Personal information
- Born: January 19, 1919 Oakfield, New York, U.S.
- Died: March 5, 1992 (aged 73) Honolulu, Hawaii, U.S.
- Listed height: 5 ft 11 in (1.80 m)
- Listed weight: 200 lb (91 kg)

Career information
- High school: Oakfield (NY)
- College: Alfred

Career history
- Los Angeles Dons (1946); Miami Seahawks (1946); Hawaiian Warriors (1947);

Awards and highlights
- PCPFL champion (1947);
- Stats at Pro Football Reference

= Frank Trigilio =

American football player (1919–1992)

Frank Joseph Trigilio (January 19, 1919 – March 5, 1992) was an American professional football fullback who played one season in the All-America Football Conference with the Los Angeles Dons and Miami Seahawks. He played college football at the University of Vermont and Alfred University.

==Early life and college==
Frank Joseph Trigilio was born on January 19, 1919, in Oakfield, New York. He attended Oakfield High School in Oakfield.

Trigilio was a letterman for the Vermont Catamounts of the University of Vermont in 1938. He then played for the Alfred Saxons of Alfred University from 1940 to 1941.

Trigilio served in the United States Army Air Forces during World War II. He played football while in the Army Air Forces.

==Professional career==
Trigilio signed with the Los Angeles Dons of the All-America Football Conference in 1946. He played in one game for the Dons, rushing three times for two yards, before being released.

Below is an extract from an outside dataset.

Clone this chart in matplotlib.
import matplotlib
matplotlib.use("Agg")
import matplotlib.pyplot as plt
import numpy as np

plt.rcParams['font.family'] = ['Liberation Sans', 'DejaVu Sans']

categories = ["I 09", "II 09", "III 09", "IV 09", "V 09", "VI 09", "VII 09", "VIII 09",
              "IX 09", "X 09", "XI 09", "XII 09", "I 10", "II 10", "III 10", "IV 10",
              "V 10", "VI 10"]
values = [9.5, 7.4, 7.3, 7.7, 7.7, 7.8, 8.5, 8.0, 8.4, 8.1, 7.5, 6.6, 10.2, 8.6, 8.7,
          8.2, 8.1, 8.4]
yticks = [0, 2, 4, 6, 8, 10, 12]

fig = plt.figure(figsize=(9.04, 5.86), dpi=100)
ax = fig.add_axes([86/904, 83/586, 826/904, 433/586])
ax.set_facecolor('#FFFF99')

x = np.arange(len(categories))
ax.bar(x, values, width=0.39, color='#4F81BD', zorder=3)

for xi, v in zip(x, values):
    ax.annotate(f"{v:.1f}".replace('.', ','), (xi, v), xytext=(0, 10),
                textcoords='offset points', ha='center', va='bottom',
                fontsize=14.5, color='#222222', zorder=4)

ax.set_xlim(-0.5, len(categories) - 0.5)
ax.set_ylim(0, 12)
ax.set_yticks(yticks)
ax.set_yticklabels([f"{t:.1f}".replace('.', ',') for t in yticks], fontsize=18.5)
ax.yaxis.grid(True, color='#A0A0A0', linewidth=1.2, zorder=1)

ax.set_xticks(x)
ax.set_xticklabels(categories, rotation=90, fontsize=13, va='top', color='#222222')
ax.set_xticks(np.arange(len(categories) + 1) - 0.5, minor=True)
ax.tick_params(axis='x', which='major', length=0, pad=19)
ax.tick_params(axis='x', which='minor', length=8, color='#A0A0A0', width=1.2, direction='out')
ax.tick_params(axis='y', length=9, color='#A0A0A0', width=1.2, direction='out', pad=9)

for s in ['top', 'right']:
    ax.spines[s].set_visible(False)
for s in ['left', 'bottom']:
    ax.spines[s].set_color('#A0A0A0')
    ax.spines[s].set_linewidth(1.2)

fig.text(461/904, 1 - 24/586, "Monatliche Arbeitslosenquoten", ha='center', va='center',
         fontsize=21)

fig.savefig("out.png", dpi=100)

Trigilio was then claimed off waivers by the Miami Seahawks on October 26, 1946. He appeared in seven games, starting one, for the Seahawks during the 1946 season, recording 38 carries for 124 yards and one touchdown. The Seahawks folded after the season and their assets were purchased to start the new Baltimore Colts.

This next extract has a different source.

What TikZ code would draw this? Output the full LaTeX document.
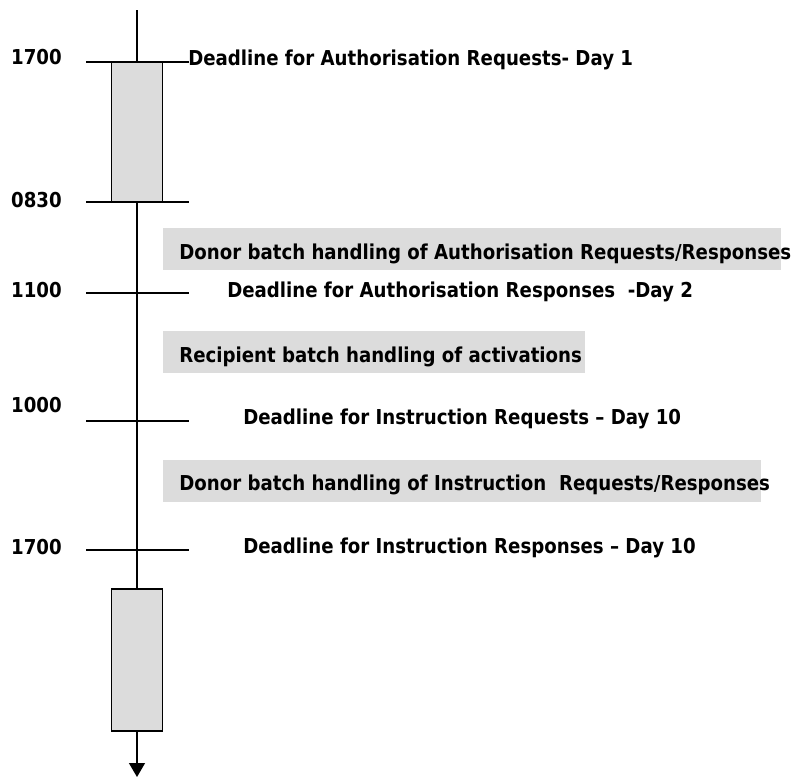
\documentclass[tikz,border=0pt]{standalone}
\usepackage{fontspec}
\usetikzlibrary{arrows.meta}
\newfontfamily\lblfont[FakeStretch=0.885]{DejaVu Sans}
\definecolor{bandgray}{HTML}{DCDCDC}
\begin{document}
\begin{tikzpicture}[x=0.75pt, y=-0.75pt,
  axisline/.style={line width=1pt},
  tickline/.style={line width=1pt},
  slot/.style={draw=black, line width=1pt, fill=bandgray, minimum width=38.25pt, inner sep=0pt, outer sep=0pt},
  txt/.style={font=\lblfont\bfseries\fontsize{15.4}{18}\selectfont, inner sep=0pt, text=black},
  timelbl/.style={txt, anchor=base east},
  lefttxt/.style={txt, anchor=base west}]
\useasboundingbox (0,0) rectangle (802,779);

% shaded handling periods
\fill[bandgray] (163,228) rectangle (781,270);
\fill[bandgray] (163,331) rectangle (585,373);
\fill[bandgray] (163,460) rectangle (761,502);

% time axis
\coordinate (axtop) at (137,10);
\coordinate (axend) at (137,777);
\node[slot, minimum height=105pt, anchor=north] (slotA) at (137,62) {};
\node[slot, minimum height=106.5pt, anchor=north] (slotB) at (137,589) {};
\draw[axisline] (axtop) -- (slotA.north);
\draw[axisline] (slotA.south) -- (slotB.north);
\draw[axisline, -{Triangle[width=12pt,length=10.5pt]}] (slotB.south) -- (axend);

% ticks
\foreach \name/\yy in {ta/62, tb/202, tc/293, td/421, te/550}{
  \coordinate (\name l) at (86,\yy);
  \coordinate (\name r) at (189,\yy);
  \draw[tickline] (\name l) -- (\name r);
}

% times
\node[timelbl] (h1) at (62,64) {1700};
\node[timelbl] (h2) at (62,207) {0830};
\node[timelbl] (h3) at (62,297) {1100};
\node[timelbl] (h4) at (62,412) {1000};
\node[timelbl] (h5) at (62,554) {1700};

% deadlines
\node[lefttxt] (d1) at (188,65) {Deadline for Authorisation Requests- Day 1};
\node[lefttxt] (d2) at (227,297) {Deadline for Authorisation Responses\ \ -Day 2};
\node[lefttxt] (d3) at (243,424) {Deadline for Instruction Requests – Day 10};
\node[lefttxt] (d4) at (243,553) {Deadline for Instruction Responses – Day 10};

% batch handling periods
\node[lefttxt] (b1) at (179,259) {Donor batch handling of Authorisation Requests/Responses};
\node[lefttxt] (b2) at (179,362) {Recipient batch handling of activations};
\node[lefttxt] (b3) at (179,490) {Donor batch handling of Instruction\ \ Requests/Responses};
\end{tikzpicture}
\end{document}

Trigilio was offered a contract by the Colts but declined it to instead sign with the Hawaiian Warriors of the Pacific Coast Professional Football League (PCPFL) on August 8, 1947. He played in all nine games, starting four, for the Warriors during the 1947 season, rushing 54 times for 304 yards and three touchdowns while also catching ten passes for 48 yards and one touchdown. The Warriors went 7–2 that season, finishing in first place in the PCPFL. Trigilio was later the head coach of the Warriors in 1949, finishing with a 2–5 record.

==Personal life==
Trigilio married Lorraine (nee Silva) while stationed in Hawaii during the war. They had a son named Frank Jr. in 1950. Trigilio also played basketball and baseball while in Hawaii, helping the Occidental Life Insurance basketball team win the Hawaii senior league title. He was a pitcher on a local baseball team. He died on March 5, 1992, in Honolulu, Hawaii.